Remember that Gus Van Sant's movie about the last days of Kurt Kobain? To be fair this is slightly more cheerful. But not by much.... I don't know, the last moments of the Bard on this Earth may really have been an insufferable slog, spent mourning the death of his only son ( Hamnet) gardening his lot, signing redacted versions of his will, and getting pussy-wept by the women of the house, - who ( this is never stated, but somewhat laughably implied) were just as talented as he was, but could never prove It because they were banned in the kitchen by a society of pesky white man ( I say white, because blacks are built different, we'll come to that) - maybe It really ended like this: but poor me! From the man who created a whole World! I was hoping for something a little marrier. It came to a point where I was suffering through scene after scene just to get to the epic Ben Johnson's drunken night that ( allegedly) put an end to It all. When It finally arrived, I won't lie.. I chuckled. But I guess It was more about the Falstaffian scene I had in mind rather then what Branaght had put on the screen, which was as dreary and miserable as everything else here. When Ben acknowledges Will's greateness with a " you, bastard" I thought yes! That's the way to go.. humor! lifullness! That's what this movie needed.

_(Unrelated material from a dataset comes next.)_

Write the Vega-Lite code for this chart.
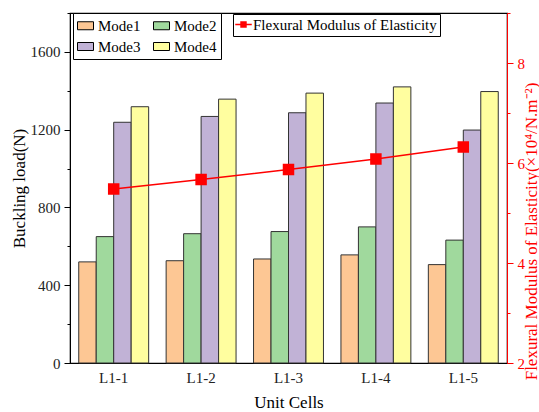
{
  "$schema": "https://vega.github.io/schema/vega-lite/v6.json",
  "width": 437,
  "height": 350,
  "autosize": {"type": "none"},
  "padding": {"left": 70, "top": 13, "right": 32, "bottom": 49},
  "config": {
    "font": "Liberation Serif",
    "view": {"stroke": "black", "strokeWidth": 1.2},
    "axis": {"labelFont": "Liberation Serif", "titleFont": "Liberation Serif", "labelFontSize": 15, "titleFontSize": 17, "titleFontWeight": "normal", "grid": false, "domainColor": "black", "tickColor": "black", "labelColor": "#222"},
    "legend": {"labelFont": "Liberation Serif", "labelFontSize": 15, "labelColor": "black"}
  },
  "datasets": {
    "bars": [
      {"cell": "L1-1", "mode": "Mode1", "load": 520},
      {"cell": "L1-1", "mode": "Mode2", "load": 650},
      {"cell": "L1-1", "mode": "Mode3", "load": 1238},
      {"cell": "L1-1", "mode": "Mode4", "load": 1318},
      {"cell": "L1-2", "mode": "Mode1", "load": 526},
      {"cell": "L1-2", "mode": "Mode2", "load": 665},
      {"cell": "L1-2", "mode": "Mode3", "load": 1268},
      {"cell": "L1-2", "mode": "Mode4", "load": 1357},
      {"cell": "L1-3", "mode": "Mode1", "load": 535},
      {"cell": "L1-3", "mode": "Mode2", "load": 676},
      {"cell": "L1-3", "mode": "Mode3", "load": 1287},
      {"cell": "L1-3", "mode": "Mode4", "load": 1388},
      {"cell": "L1-4", "mode": "Mode1", "load": 556},
      {"cell": "L1-4", "mode": "Mode2", "load": 700},
      {"cell": "L1-4", "mode": "Mode3", "load": 1337},
      {"cell": "L1-4", "mode": "Mode4", "load": 1420},
      {"cell": "L1-5", "mode": "Mode1", "load": 506},
      {"cell": "L1-5", "mode": "Mode2", "load": 632},
      {"cell": "L1-5", "mode": "Mode3", "load": 1198},
      {"cell": "L1-5", "mode": "Mode4", "load": 1396}
    ],
    "line": [
      {"cell": "L1-1", "series": "Flexural Modulus of Elasticity", "modulus": 5.48},
      {"cell": "L1-2", "series": "Flexural Modulus of Elasticity", "modulus": 5.67},
      {"cell": "L1-3", "series": "Flexural Modulus of Elasticity", "modulus": 5.87},
      {"cell": "L1-4", "series": "Flexural Modulus of Elasticity", "modulus": 6.08},
      {"cell": "L1-5", "series": "Flexural Modulus of Elasticity", "modulus": 6.32}
    ]
  },
  "layer": [
    {
      "data": {"name": "bars"},
      "mark": {"type": "bar", "stroke": "#333", "strokeWidth": 1},
      "encoding": {
        "x": {"field": "cell", "type": "nominal", "scale": {"paddingInner": 0.2, "paddingOuter": 0.1},
          "axis": {"title": "Unit Cells", "labelAngle": 0, "ticks": false, "labelPadding": 7, "titlePadding": 9, "labelColor": "#222"}},
        "xOffset": {"field": "mode", "type": "nominal"},
        "y": {"field": "load", "type": "quantitative", "scale": {"domain": [0, 1800], "nice": false},
          "axis": {"title": "Buckling load(N)", "values": [0, 200, 400, 600, 800, 1000, 1200, 1400, 1600, 1800],
            "labelExpr": "datum.value % 400 === 0 && datum.value < 1800 ? datum.label : ''",
            "format": "d", "tickSize": {"condition": {"test": "datum.value % 400 === 0", "value": 6}, "value": 3},
            "labelPadding": 4, "titlePadding": 2, "domainColor": "black"}},
        "color": {"field": "mode", "type": "nominal",
          "scale": {"domain": ["Mode1", "Mode2", "Mode3", "Mode4"], "range": ["#FDC794", "#A0D99D", "#C1B2D6", "#FFFE9F"]},
          "legend": {"title": null, "orient": "none", "direction": "horizontal", "legendX": 3, "legendY": 0, "columns": 2, "columnPadding": 10, "rowPadding": 4,
            "symbolType": "M-1,-0.5H1V0.5H-1Z", "symbolSize": 256, "symbolStrokeColor": "black", "symbolStrokeWidth": 1, "symbolOpacity": 1,
            "labelOffset": 4, "padding": 4, "strokeColor": "black", "fillColor": "white"}}
      }
    },
    {
      "data": {"name": "line"},
      "mark": {"type": "line", "strokeWidth": 1.5, "point": {"shape": "square", "size": 90, "filled": true, "color": "red"}},
      "encoding": {
        "x": {"field": "cell", "type": "nominal"},
        "y": {"field": "modulus", "type": "quantitative", "scale": {"domain": [2, 9], "nice": false},
          "axis": {"orient": "right", "title": "Flexural Modulus of Elasticity(×10⁴/N.m⁻²)", "titleAngle": 270, "titleY": 218, "titleX": 24, "titleBaseline": "middle",
            "values": [2, 3, 4, 5, 6, 7, 8, 9], "labelExpr": "datum.value % 2 === 0 && datum.value < 9 ? datum.label : ''",
            "tickSize": {"condition": {"test": "datum.value % 2 === 0", "value": 6}, "value": 3},
            "domainColor": "red", "tickColor": "red", "labelColor": "red", "titleColor": "red", "labelPadding": 4}},
        "stroke": {"field": "series", "type": "nominal", "scale": {"range": ["red"]},
          "legend": {"title": null, "orient": "none", "legendX": 163, "legendY": 1, "labelLimit": 300,
            "symbolType": "M-1.5,0H1.5M-0.45,-0.45H0.45V0.45H-0.45Z", "symbolSize": 121, "symbolFillColor": "red", "symbolStrokeColor": "red", "symbolStrokeWidth": 1.5,
            "labelOffset": 2, "padding": 3, "strokeColor": "black", "fillColor": "white"}}
      }
    }
  ],
  "resolve": {"scale": {"y": "independent", "color": "independent"}}
}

We know a little more then nothing about William Shakespeare, the most enigmatic of geniuses. So little in fact, that his very identity has been put into question throughout time. Some people seriously thought that Francis Bacon had written his dramas. They couldn't take the fact that an " illiterate actor" from Stratford could be the greatest writer in the English language. People are funny like that.
Moral of the story: the scarcity of historical evidences left the writers of this movie with a great deal of freedom. Of which, in my humble opinion, they have made the worst possible use. I really didn't know what to expect coming into this: whether It would be an explosive meta experiment, in the vein of the excellent Looking for Richard or Greengrass' A Cock and Bull story: a documentary- style exercise in paranoia, like JFK, where the factual as well as the counter factual theories about the Bard would be put into question, or a stylized homage to the Bard's many creations, maybe ( making this up as I go along) staged as a version of the Tempest, with Prospero, the great wizard, retreating to Stratford, and breaking his stuff " bury It certain fathoms in the Earth"...
It was none of the above. It was a dreary depressing ( sorry!) "Elegiac" account of Shakespeare's relation with the women of the house, with a tired subplot about the rising of that very Puritanism that would before long put an End to the Theater that Will loved so much, and, more importantly, make the life of Will's daughters a whole lot harder. Them poor souls now are gonna be buried in them fuckin kitchens! With no plays to cheer them up, and no sex.
There is a single visual reference to a play, Coriolanus. It involves a flashback of a big black guy, played by an actor who was once in love with one of Will's daughters. You can kiss goodbye to da thing gals! Under Puritanism these poor girls are getting none. Let alone from Blacked.. sorry Black. Mistyping there.
Final note: Judi Dench and Ian McKellen are in this. They made me wanna go back and watch their glorious rendition of the MACBETH. That was great. Truly, truly great.